> _TASK INPUTS_

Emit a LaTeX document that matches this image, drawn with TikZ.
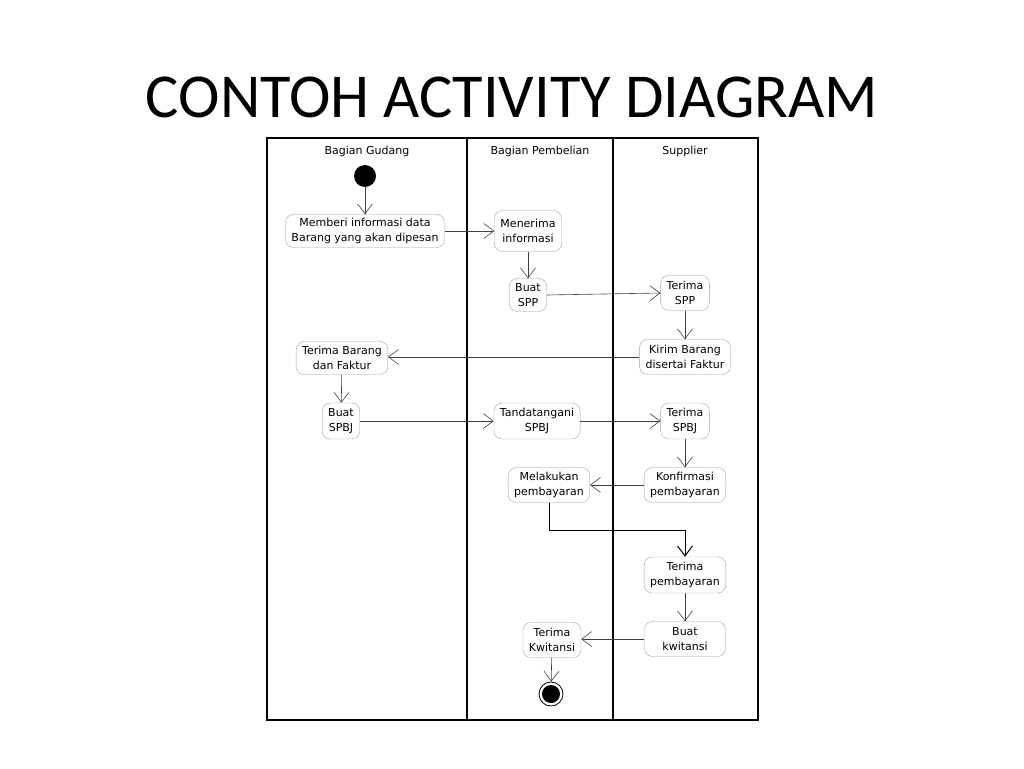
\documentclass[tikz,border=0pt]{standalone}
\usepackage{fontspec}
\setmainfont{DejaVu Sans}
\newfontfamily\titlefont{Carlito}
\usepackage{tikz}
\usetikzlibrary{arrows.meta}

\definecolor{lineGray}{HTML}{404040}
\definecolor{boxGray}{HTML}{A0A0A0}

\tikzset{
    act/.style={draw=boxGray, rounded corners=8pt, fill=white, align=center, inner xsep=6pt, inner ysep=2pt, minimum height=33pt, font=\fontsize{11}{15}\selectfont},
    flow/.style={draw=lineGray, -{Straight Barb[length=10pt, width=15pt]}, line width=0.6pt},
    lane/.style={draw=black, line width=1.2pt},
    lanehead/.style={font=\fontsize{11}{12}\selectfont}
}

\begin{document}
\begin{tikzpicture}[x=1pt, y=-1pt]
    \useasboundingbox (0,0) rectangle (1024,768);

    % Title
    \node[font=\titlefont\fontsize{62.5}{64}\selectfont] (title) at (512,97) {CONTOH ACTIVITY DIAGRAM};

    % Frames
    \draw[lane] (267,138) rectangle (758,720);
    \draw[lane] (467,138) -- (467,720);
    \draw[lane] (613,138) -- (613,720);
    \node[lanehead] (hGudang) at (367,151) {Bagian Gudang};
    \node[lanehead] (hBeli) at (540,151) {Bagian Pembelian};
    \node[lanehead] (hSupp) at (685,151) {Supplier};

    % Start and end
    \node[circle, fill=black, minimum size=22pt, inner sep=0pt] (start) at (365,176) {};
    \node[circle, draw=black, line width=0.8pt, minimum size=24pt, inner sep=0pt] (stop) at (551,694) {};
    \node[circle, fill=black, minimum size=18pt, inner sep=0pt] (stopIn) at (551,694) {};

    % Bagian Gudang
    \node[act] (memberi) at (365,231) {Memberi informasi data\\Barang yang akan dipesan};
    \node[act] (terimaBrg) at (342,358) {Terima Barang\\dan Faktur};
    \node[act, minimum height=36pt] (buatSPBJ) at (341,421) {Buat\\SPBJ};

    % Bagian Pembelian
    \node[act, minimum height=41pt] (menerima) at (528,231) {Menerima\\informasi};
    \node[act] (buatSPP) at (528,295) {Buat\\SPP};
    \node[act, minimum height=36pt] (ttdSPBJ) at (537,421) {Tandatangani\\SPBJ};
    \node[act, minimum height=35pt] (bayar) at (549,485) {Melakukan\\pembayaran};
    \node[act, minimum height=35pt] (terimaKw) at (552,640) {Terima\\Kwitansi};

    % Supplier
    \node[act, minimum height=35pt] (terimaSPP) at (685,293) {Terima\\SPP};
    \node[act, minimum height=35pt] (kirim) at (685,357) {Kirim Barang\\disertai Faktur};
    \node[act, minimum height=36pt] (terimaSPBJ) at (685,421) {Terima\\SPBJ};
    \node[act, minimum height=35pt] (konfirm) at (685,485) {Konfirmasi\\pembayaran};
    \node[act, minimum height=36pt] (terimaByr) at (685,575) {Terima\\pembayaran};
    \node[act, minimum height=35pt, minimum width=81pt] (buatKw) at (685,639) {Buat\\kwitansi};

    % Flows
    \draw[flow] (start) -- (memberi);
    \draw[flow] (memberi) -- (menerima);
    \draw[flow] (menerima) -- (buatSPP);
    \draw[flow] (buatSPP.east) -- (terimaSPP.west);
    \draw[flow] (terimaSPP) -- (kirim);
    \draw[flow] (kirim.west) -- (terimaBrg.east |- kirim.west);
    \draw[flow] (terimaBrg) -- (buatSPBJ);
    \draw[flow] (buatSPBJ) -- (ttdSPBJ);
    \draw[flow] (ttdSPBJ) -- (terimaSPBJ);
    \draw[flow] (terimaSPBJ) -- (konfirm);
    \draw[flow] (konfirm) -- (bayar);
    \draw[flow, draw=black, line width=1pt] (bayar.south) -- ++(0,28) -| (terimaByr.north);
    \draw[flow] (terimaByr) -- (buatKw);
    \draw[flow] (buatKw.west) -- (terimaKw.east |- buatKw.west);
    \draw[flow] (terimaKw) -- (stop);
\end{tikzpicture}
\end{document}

...

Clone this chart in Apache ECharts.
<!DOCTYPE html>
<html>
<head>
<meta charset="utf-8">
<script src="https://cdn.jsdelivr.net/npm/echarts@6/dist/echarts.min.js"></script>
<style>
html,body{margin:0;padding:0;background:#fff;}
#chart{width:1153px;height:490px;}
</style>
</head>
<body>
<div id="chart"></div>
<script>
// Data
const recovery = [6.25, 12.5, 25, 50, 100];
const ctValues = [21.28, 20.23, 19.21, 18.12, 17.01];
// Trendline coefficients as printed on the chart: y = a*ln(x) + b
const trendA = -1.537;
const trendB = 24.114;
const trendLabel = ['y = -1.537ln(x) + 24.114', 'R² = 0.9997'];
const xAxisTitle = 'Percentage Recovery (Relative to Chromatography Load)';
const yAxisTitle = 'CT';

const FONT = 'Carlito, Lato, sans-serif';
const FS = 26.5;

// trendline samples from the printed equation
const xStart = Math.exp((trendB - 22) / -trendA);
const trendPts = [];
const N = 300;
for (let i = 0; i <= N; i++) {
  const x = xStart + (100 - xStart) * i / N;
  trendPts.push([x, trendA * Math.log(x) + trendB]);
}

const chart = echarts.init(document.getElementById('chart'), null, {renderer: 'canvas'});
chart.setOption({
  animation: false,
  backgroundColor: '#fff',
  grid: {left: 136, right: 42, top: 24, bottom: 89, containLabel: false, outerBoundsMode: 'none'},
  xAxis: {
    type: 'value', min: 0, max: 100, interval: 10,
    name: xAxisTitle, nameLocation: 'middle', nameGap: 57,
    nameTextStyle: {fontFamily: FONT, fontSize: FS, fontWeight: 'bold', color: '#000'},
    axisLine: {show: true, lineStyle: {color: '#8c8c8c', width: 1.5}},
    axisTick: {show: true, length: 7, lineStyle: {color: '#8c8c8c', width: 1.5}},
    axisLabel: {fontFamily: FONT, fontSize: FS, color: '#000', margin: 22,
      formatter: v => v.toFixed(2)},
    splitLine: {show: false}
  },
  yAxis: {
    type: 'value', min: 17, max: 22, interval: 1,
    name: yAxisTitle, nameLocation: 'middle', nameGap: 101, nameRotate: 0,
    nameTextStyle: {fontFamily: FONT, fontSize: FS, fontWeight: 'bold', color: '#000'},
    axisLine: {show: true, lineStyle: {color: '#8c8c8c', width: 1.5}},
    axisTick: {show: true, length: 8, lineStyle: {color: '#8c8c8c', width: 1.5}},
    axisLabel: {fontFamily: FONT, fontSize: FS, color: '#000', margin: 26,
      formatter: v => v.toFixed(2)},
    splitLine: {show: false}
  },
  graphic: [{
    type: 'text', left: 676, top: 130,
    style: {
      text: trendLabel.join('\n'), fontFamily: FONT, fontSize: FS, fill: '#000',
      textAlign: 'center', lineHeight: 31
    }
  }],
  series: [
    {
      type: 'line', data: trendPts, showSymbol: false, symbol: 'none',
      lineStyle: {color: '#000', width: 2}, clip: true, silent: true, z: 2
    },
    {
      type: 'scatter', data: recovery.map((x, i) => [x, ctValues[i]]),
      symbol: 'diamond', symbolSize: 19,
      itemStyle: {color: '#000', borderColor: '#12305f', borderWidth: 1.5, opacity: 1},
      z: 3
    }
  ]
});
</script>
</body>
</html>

---

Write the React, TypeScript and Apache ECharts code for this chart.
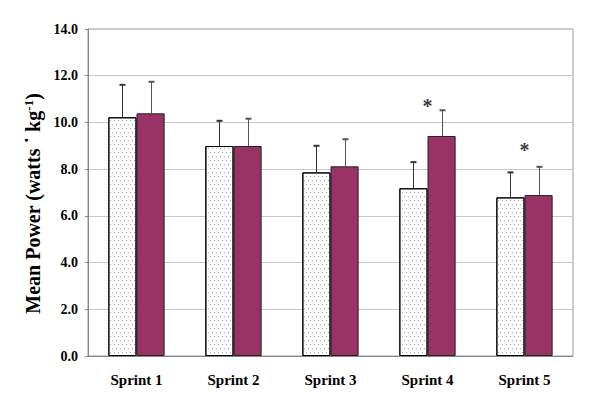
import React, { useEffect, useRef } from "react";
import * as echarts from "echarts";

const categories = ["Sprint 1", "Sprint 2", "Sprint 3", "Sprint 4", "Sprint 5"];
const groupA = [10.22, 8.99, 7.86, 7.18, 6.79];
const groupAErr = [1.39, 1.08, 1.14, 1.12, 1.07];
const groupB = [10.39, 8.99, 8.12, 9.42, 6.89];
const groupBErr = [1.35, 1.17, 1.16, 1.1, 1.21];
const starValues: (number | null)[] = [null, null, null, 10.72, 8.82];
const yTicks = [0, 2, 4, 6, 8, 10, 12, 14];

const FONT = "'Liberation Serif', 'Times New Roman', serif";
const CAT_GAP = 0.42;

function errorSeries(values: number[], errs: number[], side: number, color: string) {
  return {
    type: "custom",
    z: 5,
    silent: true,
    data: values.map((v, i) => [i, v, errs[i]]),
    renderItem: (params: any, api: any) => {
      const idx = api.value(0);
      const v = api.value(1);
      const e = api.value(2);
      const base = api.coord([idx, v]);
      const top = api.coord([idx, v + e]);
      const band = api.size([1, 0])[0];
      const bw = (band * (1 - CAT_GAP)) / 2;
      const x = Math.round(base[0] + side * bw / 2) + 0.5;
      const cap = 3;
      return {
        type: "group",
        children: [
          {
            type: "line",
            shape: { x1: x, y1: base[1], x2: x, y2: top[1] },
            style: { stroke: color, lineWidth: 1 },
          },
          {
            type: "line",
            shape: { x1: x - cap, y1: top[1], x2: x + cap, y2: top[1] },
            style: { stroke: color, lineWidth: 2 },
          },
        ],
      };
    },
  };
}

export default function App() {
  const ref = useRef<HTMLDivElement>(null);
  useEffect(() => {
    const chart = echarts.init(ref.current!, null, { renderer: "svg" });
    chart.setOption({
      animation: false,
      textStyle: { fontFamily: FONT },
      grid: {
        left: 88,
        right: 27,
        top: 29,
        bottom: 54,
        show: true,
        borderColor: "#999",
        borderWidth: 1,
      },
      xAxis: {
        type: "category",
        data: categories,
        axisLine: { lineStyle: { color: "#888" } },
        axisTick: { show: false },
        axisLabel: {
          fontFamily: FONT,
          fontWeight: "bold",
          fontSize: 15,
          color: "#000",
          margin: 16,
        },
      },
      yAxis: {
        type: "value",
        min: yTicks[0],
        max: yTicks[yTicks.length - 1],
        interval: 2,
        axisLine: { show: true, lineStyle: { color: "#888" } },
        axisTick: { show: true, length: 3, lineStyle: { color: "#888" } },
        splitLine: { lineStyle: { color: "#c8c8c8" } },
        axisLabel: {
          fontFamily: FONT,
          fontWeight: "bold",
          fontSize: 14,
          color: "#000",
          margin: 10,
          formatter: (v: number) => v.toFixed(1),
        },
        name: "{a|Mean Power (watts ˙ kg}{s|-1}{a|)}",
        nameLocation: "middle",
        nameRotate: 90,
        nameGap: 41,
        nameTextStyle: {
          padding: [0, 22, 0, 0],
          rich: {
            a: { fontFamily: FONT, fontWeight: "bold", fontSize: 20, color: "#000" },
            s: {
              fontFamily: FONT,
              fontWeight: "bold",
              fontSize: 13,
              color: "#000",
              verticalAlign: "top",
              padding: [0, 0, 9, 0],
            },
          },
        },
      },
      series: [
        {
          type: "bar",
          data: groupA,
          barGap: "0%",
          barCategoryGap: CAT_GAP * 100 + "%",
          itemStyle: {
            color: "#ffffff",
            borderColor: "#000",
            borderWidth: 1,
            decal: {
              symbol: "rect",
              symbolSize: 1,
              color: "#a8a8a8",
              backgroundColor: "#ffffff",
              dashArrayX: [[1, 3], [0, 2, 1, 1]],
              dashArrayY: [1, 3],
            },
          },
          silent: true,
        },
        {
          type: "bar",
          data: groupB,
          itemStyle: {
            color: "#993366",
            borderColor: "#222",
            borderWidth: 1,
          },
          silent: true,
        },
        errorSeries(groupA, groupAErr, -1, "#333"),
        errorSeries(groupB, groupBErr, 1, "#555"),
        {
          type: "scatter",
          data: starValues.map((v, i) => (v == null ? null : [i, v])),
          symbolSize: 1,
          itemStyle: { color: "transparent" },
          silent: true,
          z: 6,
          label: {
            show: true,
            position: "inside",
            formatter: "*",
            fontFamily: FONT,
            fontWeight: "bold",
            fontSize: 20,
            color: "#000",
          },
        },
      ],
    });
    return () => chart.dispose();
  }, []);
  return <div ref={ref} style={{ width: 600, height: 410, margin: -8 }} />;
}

> _EXERCISE OBJECTIVE_
Using the data above, print only the lines starting at the one with "Write the React, TypeScript" and ending at the one with "const CAT_GAP = 0.42;", exactly as they stand, minus the pictures.

> _ANSWER TO THIS TASK_
Write the React, TypeScript and Apache ECharts code for this chart.
import React, { useEffect, useRef } from "react";
import * as echarts from "echarts";

const categories = ["Sprint 1", "Sprint 2", "Sprint 3", "Sprint 4", "Sprint 5"];
const groupA = [10.22, 8.99, 7.86, 7.18, 6.79];
const groupAErr = [1.39, 1.08, 1.14, 1.12, 1.07];
const groupB = [10.39, 8.99, 8.12, 9.42, 6.89];
const groupBErr = [1.35, 1.17, 1.16, 1.1, 1.21];
const starValues: (number | null)[] = [null, null, null, 10.72, 8.82];
const yTicks = [0, 2, 4, 6, 8, 10, 12, 14];

const FONT = "'Liberation Serif', 'Times New Roman', serif";
const CAT_GAP = 0.42;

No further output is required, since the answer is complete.